As events unfolded it became evident that the Labour/Tory Alliance run Council would incur a £1million bill after systematically ducking its pension responsibilities to hundreds of female staff it previously tried to squeeze out of equal pay.
The Council was ordered to cough up after a Scottish Public Pensions Agency (SPPA) investigation found it tried to “obstruct” a fair deal for almost 700 women who were systematically underpaid for years by the council, earning lower wages than male colleagues doing jobs of equivalent worth.

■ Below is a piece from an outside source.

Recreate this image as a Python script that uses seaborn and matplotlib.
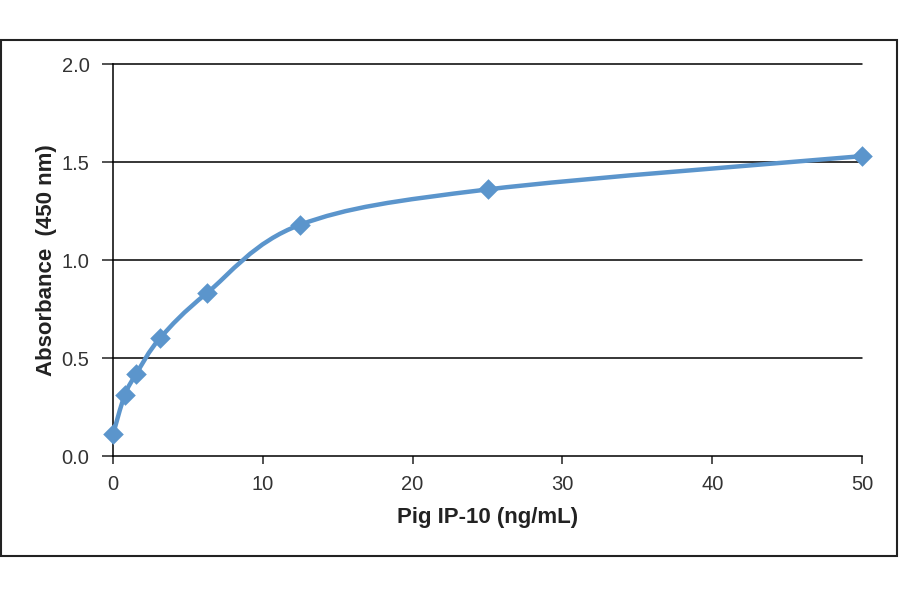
import numpy as np
import pandas as pd
import matplotlib
matplotlib.use("Agg")
import matplotlib.pyplot as plt
from matplotlib.path import Path
from matplotlib.patches import PathPatch, Rectangle
import seaborn as sns

# standard curve readings
concentration = [0, 0.78, 1.56, 3.125, 6.25, 12.5, 25, 50]
absorbance = [0.11, 0.31, 0.42, 0.60, 0.83, 1.18, 1.36, 1.53]
x_ticks = [0, 10, 20, 30, 40, 50]
y_ticks = [0.0, 0.5, 1.0, 1.5, 2.0]

LINE_COLOR = "#5B95CC"


def smooth_path(xs, ys, tension=1 / 6):
    """Bezier path through the points, like an Excel smoothed line."""
    pts = np.column_stack([xs, ys]).astype(float)
    verts = [pts[0]]
    codes = [Path.MOVETO]
    n = len(pts)
    for i in range(n - 1):
        p0 = pts[i - 1] if i > 0 else pts[i]
        p1 = pts[i]
        p2 = pts[i + 1]
        p3 = pts[i + 2] if i + 2 < n else pts[i + 1]
        c1 = p1 + (p2 - p0) * tension
        c2 = p2 - (p3 - p1) * tension
        verts += [c1, c2, p2]
        codes += [Path.CURVE4] * 3
    return Path(verts, codes)


df = pd.DataFrame({"conc": concentration, "abs": absorbance})

sns.set_style("white")
plt.rcParams["font.family"] = ["Liberation Sans", "DejaVu Sans"]

fig = plt.figure(figsize=(9, 5.94), dpi=100)
ax = fig.add_axes([113 / 900, (594 - 456) / 594, (862 - 113) / 900, (456 - 64) / 594])

for y in y_ticks[1:]:
    ax.axhline(y, color="black", lw=1.1, zorder=1, clip_on=False)

ax.add_patch(PathPatch(smooth_path(concentration, absorbance), fill=False,
                       edgecolor=LINE_COLOR, lw=3.2, capstyle="round", zorder=3))
sns.scatterplot(data=df, x="conc", y="abs", marker="D", s=110, color=LINE_COLOR,
                edgecolor=LINE_COLOR, linewidth=0, zorder=4, ax=ax, clip_on=False)

ax.set_xlim(0, 50)
ax.set_ylim(0, 2.0)
ax.set_xticks(x_ticks)
ax.set_yticks(y_ticks)
ax.set_yticklabels([f"{v:.1f}" for v in y_ticks])
ax.tick_params(axis="both", labelsize=14.5, colors="#222222", labelcolor="#333333")
ax.tick_params(axis="y", length=8, width=1.1, direction="out", left=True, pad=9)
ax.tick_params(axis="x", length=6, width=1.1, direction="out", bottom=True, pad=8)

for side in ["top", "right"]:
    ax.spines[side].set_visible(False)
for side in ["left", "bottom"]:
    ax.spines[side].set_color("black")
    ax.spines[side].set_linewidth(1.1)

ax.set_xlabel("Pig IP-10 (ng/mL)", fontsize=16, fontweight="bold", color="#222222")
ax.set_ylabel("Absorbance  (450 nm)", fontsize=16, fontweight="bold", color="#222222")
ax.xaxis.set_label_coords(0.5, -(507 - 456) / 392)
ax.yaxis.set_label_coords(-(113 - 57) / 749, 0.5)

fig.patches.append(Rectangle((1 / 900, (594 - 556) / 594), 896 / 900, 516 / 594,
                             transform=fig.transFigure, fill=False,
                             edgecolor="#222222", lw=1.5))

fig.savefig("out.png", dpi=100, facecolor="white")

Last year, after initially forcing the authority to give them back-pay through a tribunal, they reached a second negotiated settlement worth a further £7.1m, after being represented by equal pay experts Action 4 Equality Scotland, (note the absence of Union support).
However, their final salary pension deals remained below those of male counterparts, as their contributions were lower while they were underpaid.
According to recent local government pension regulations, all back-pay must be treated as “pensionable”, meaning bigger pensions and bigger lump sums for those affected. The change required the Council to top up their employer contributions to pension funds.
However in February, North Lanarkshire once again tried to sidestep its duties to the Strathclyde Pension Fund, which covers the female staff, by claiming the women’s second round of back-pay was actually a form of negotiated “compensation” and therefore not pensionable.
The women’s lawyers appealed to the SPPA in March, pointing out the potential differences would be profound if the back-pay was not made pensionable.
Some of the North Lanarkshire women would be denied a pension rise of £1500 a year and lump sums of more than £4000, a lifetime difference of around £50,000.
The SPPA has now ruled the council “misconstrued” the law, and criticised its arguments as “confused and an obstruction to finding an equitable solution to the disagreement”.
It said the council must pay the income tax and national insurance on the second wave of back-pay as well as employer contributions, an estimated total of £1m.